The recommendation that came Thursday on the eve of Davis' 70th birthday in his 27th parole hearing is subject to a 120-day review period by the entire parole board. If upheld, Gov. Jerry Brown then has 30 days to review the decision, and could reject it as his predecessor Gov. Arnold Schwarzenegger did the last time parole was recommended.
Some expressed opposition to his release, including the office that originally prosecuted him.
"We certainly disagree with the board's decision," Los Angeles County district attorney's spokeswoman Sandi Gibbons said. "We will evaluate how we plan to proceed as the matter goes to Gov. Brown."

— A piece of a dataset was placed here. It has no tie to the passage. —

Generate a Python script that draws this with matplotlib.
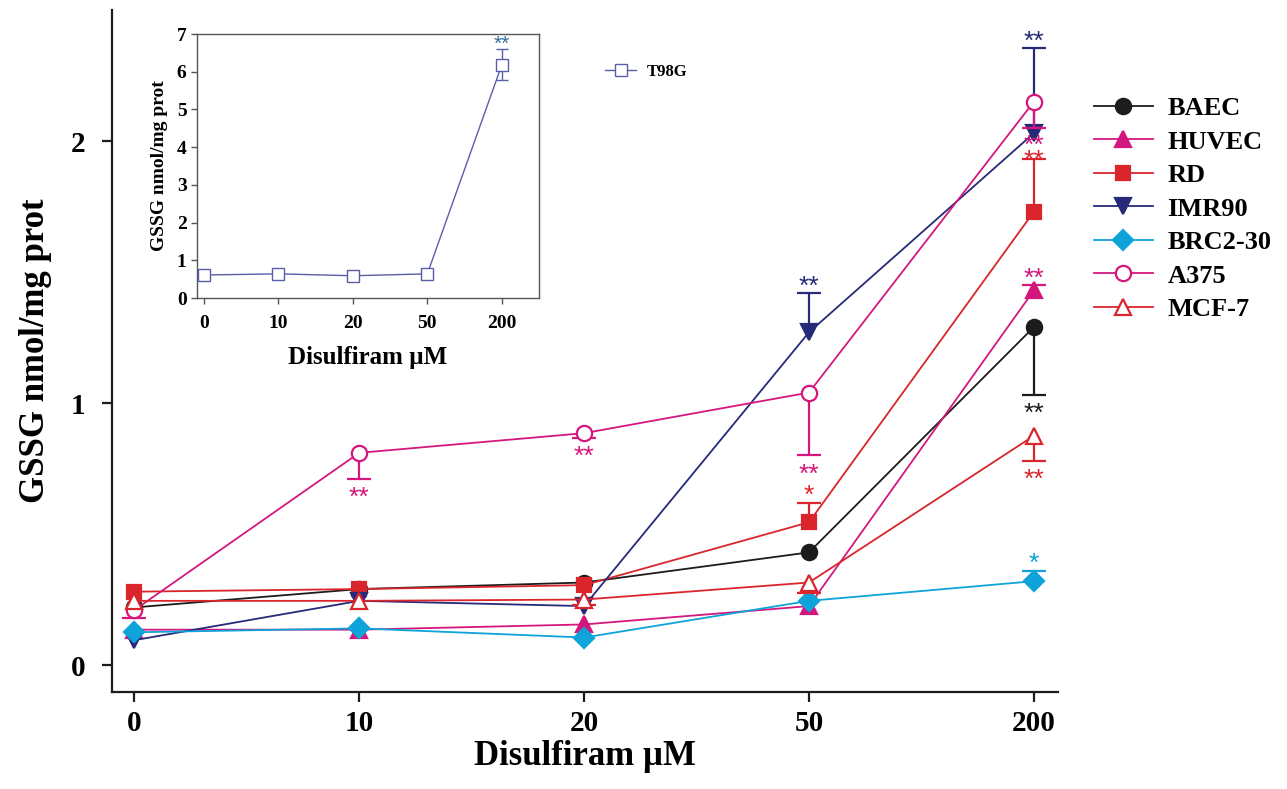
import matplotlib
matplotlib.use("Agg")
import matplotlib.pyplot as plt
import numpy as np

# ---------------- data ----------------
dose_labels = ["0", "10", "20", "50", "200"]

series_names = ["BAEC", "HUVEC", "RD", "IMR90", "BRC2-30", "A375", "MCF-7"]
BAEC   = [0.22, 0.29, 0.315, 0.43, 1.29]
HUVEC  = [0.135, 0.135, 0.155, 0.225, 1.43]
RD     = [0.28, 0.29, 0.305, 0.545, 1.73]
IMR90  = [0.095, 0.245, 0.225, 1.27, 2.03]
BRC230 = [0.125, 0.14, 0.105, 0.245, 0.32]
A375   = [0.21, 0.81, 0.885, 1.04, 2.15]
MCF7   = [0.245, 0.245, 0.25, 0.315, 0.875]

# one-sided error bars (lower, upper)
BAEC_err   = ([0, 0, 0, 0, 0.26], [0, 0, 0, 0, 0])
HUVEC_err  = ([0, 0, 0, 0, 0], [0, 0, 0, 0, 0.02])
RD_err     = ([0, 0, 0, 0, 0], [0, 0, 0, 0.075, 0.20])
IMR90_err  = ([0, 0, 0, 0, 0], [0, 0, 0, 0.15, 0.325])
BRC230_err = ([0, 0, 0, 0, 0], [0, 0, 0, 0, 0.04])
A375_err   = ([0.03, 0.10, 0.02, 0.24, 0.10], [0, 0, 0, 0, 0])
MCF7_err   = ([0, 0, 0.02, 0.04, 0.095], [0, 0, 0, 0, 0])

# significance marks: (series, dose index, text, side)
stars = [
    ("IMR90", 3, "**", "above"), ("IMR90", 4, "**", "above"),
    ("A375", 1, "**", "below"), ("A375", 2, "**", "below"),
    ("A375", 3, "**", "below"), ("A375", 4, "**", "below"),
    ("RD", 3, "*", "above"), ("RD", 4, "**", "above"),
    ("HUVEC", 4, "**", "above"),
    ("BAEC", 4, "**", "below"),
    ("MCF-7", 4, "**", "below"),
    ("BRC2-30", 4, "*", "above"),
]

# inset: T98G
T98G = [0.61, 0.64, 0.59, 0.64, 6.18]
T98G_err = ([0, 0, 0, 0, 0.40], [0, 0, 0, 0, 0.41])
T98G_stars = [(4, "**", "above")]

# ---------------- styles ----------------
BLACK = "#1c1c1c"
MAGENTA = "#d4177f"
RED = "#d9252b"
NAVY = "#262a78"
CYAN = "#0ea3d9"
INSET_C = "#5a5ea8"
STAR_FONT = "Liberation Sans"
# small text nudges (points) where marks crowd together
star_nudge = {("RD", 4): -6, ("A375", 4): 1}

styles = {
    "BAEC":    dict(color=BLACK, marker="o", mfc=BLACK, ms=11),
    "HUVEC":   dict(color=MAGENTA, marker="^", mfc=MAGENTA, ms=11),
    "RD":      dict(color=RED, marker="s", mfc=RED, ms=10),
    "IMR90":   dict(color=NAVY, marker="v", mfc=NAVY, ms=11),
    "BRC2-30": dict(color=CYAN, marker="D", mfc=CYAN, ms=10),
    "A375":    dict(color=MAGENTA, marker="o", mfc="white", ms=11),
    "MCF-7":   dict(color=RED, marker="^", mfc="white", ms=11),
}
values = {"BAEC": BAEC, "HUVEC": HUVEC, "RD": RD, "IMR90": IMR90,
          "BRC2-30": BRC230, "A375": A375, "MCF-7": MCF7}
errors = {"BAEC": BAEC_err, "HUVEC": HUVEC_err, "RD": RD_err, "IMR90": IMR90_err,
          "BRC2-30": BRC230_err, "A375": A375_err, "MCF-7": MCF7_err}

plt.rcParams["font.family"] = ["Liberation Serif", "DejaVu Sans"]
plt.rcParams["font.weight"] = "bold"


def one_sided_errors(axis, xs, ys, err, color, lw, capw, z):
    lo, up = err
    for xi, yi, l, u in zip(xs, ys, lo, up):
        for d in (-l, u):
            if d != 0:
                axis.vlines(xi, yi, yi + d, color=color, lw=lw, zorder=z)
                axis.plot([xi], [yi + d], marker="_", ms=capw, mew=lw,
                          color=color, zorder=z)


fig = plt.figure(figsize=(12.87, 7.89), dpi=100)
ax = fig.add_axes([0.0870, 0.1229, 0.7350, 0.8644])

x = np.arange(len(dose_labels))
handles = []
for k, name in enumerate(series_names):
    st = styles[name]
    one_sided_errors(ax, x, values[name], errors[name], st["color"], 1.6, 17, 2 + k * 0.1)
    ln, = ax.plot(x, values[name], color=st["color"], lw=1.3, marker=st["marker"],
                  ms=st["ms"], mfc=st["mfc"], mec=st["color"], mew=1.6,
                  zorder=2.05 + k * 0.1, label=name)
    handles.append(ln)

for name, i, txt, side in stars:
    lo, up = errors[name]
    c = styles[name]["color"]
    nud = star_nudge.get((name, i), 0)
    if side == "above":
        yv = values[name][i] + up[i]
        ax.annotate(txt, (x[i], yv), xytext=(0, -4 + nud), textcoords="offset points",
                    ha="center", va="bottom", color=c, fontsize=19,
                    family=STAR_FONT, fontweight="normal")
    else:
        yv = values[name][i] - lo[i]
        ax.annotate(txt, (x[i], yv), xytext=(0, -5 + nud), textcoords="offset points",
                    ha="center", va="top", color=c, fontsize=19,
                    family=STAR_FONT, fontweight="normal")

ax.set_xlim(-0.1, 4.107)
ax.set_ylim(-0.103, 2.5)
ax.set_xticks(x)
ax.set_xticklabels(dose_labels)
ax.set_yticks([0, 1, 2])
for s in ["top", "right"]:
    ax.spines[s].set_visible(False)
for s in ["left", "bottom"]:
    ax.spines[s].set_linewidth(1.6)
    ax.spines[s].set_color(BLACK)
ax.tick_params(axis="both", length=7, width=1.6, color=BLACK, labelsize=21)
ax.tick_params(axis="y", pad=12)
ax.tick_params(axis="x", pad=6)
ax.set_xlabel("Disulfiram \u00b5M", fontsize=25, fontweight="bold", labelpad=2)
ax.set_ylabel("GSSG nmol/mg prot", fontsize=25, fontweight="bold", labelpad=14)

fig.legend(handles=handles, labels=series_names, loc="upper left",
           bbox_to_anchor=(1083 / 1287, 1 - 86 / 789), frameon=False,
           fontsize=19, handlelength=2.25, handletextpad=0.55,
           labelspacing=0.38, borderaxespad=0)

# ---------------- inset ----------------
axi = fig.add_axes([197 / 1287, 1 - 298 / 789, 342 / 1287, 264 / 789])
one_sided_errors(axi, x, T98G, T98G_err, INSET_C, 1.0, 8, 2)
h, = axi.plot(x, T98G, color=INSET_C, lw=1.0, marker="s", ms=8,
              mfc="white", mec=INSET_C, mew=1.0, zorder=3, label="T98G")
for i, txt, side in T98G_stars:
    axi.annotate(txt, (x[i], T98G[i] + T98G_err[1][i]), xytext=(0, -3),
                 textcoords="offset points", ha="center", va="bottom",
                 color="#2d6e9e", fontsize=15, family=STAR_FONT, fontweight="normal")
axi.set_xlim(-0.094, 4.5)
axi.set_ylim(0, 7)
axi.set_xticks(x)
axi.set_xticklabels(dose_labels)
axi.set_yticks(range(0, 8))
for s in axi.spines.values():
    s.set_color("#555555")
    s.set_linewidth(1.0)
axi.tick_params(axis="both", length=4, width=1.0, color="#555555", labelsize=14)
axi.tick_params(axis="x", pad=8)
axi.set_xlabel("Disulfiram \u00b5M", fontsize=18, fontweight="bold", labelpad=10)
axi.set_ylabel("GSSG nmol/mg prot", fontsize=14, fontweight="bold", labelpad=6)

fig.legend(handles=[h], labels=["T98G"], loc="center left",
           bbox_to_anchor=(598 / 1287, 1 - 72 / 789), frameon=False,
           fontsize=12, handlelength=1.9, handletextpad=0.6, borderaxespad=0)

fig.savefig("out.png", dpi=100)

She noted that District Attorney Steve Cooley helped persuade Schwarzenegger to stop Davis' release on his prior parole date in 2010.
A parole board then determined then that Davis was ready for release, saying he had no recent disciplinary problems and had completed education and self-help programs.
However, Schwarzenegger reversed the decision, citing the heinous nature of the crimes and saying Davis was still a danger.
Brown's spokesman Gil Duran declined comment after Thursday's hearing, saying the issue had not yet reached the governor's desk.
Davis, convicted with Manson and another man in the killings of a musician and a stuntman, was not involved in the infamous Sharon Tate murders in 1969. He was a young man of 30 when he was sentenced to life in prison in 1972 in a case that was a postscript to Manson's notorious reign as leader of the murderous communal cult known as the Manson family.
"While your behavior was atrocious, your crimes did occur 43 years ago," parole board member Jeff Ferguson told Davis, according to the San Luis Obispo Tribune.
Davis long maintained he was a bystander in the killings of the two men, but in recent years he has acknowledged his shared responsibility, and said Thursday he has "made remarkable progress in coming to terms with what I did."
"I want to try to make up for some of the pain and destruction I've caused," Davis said, according to the Tribune.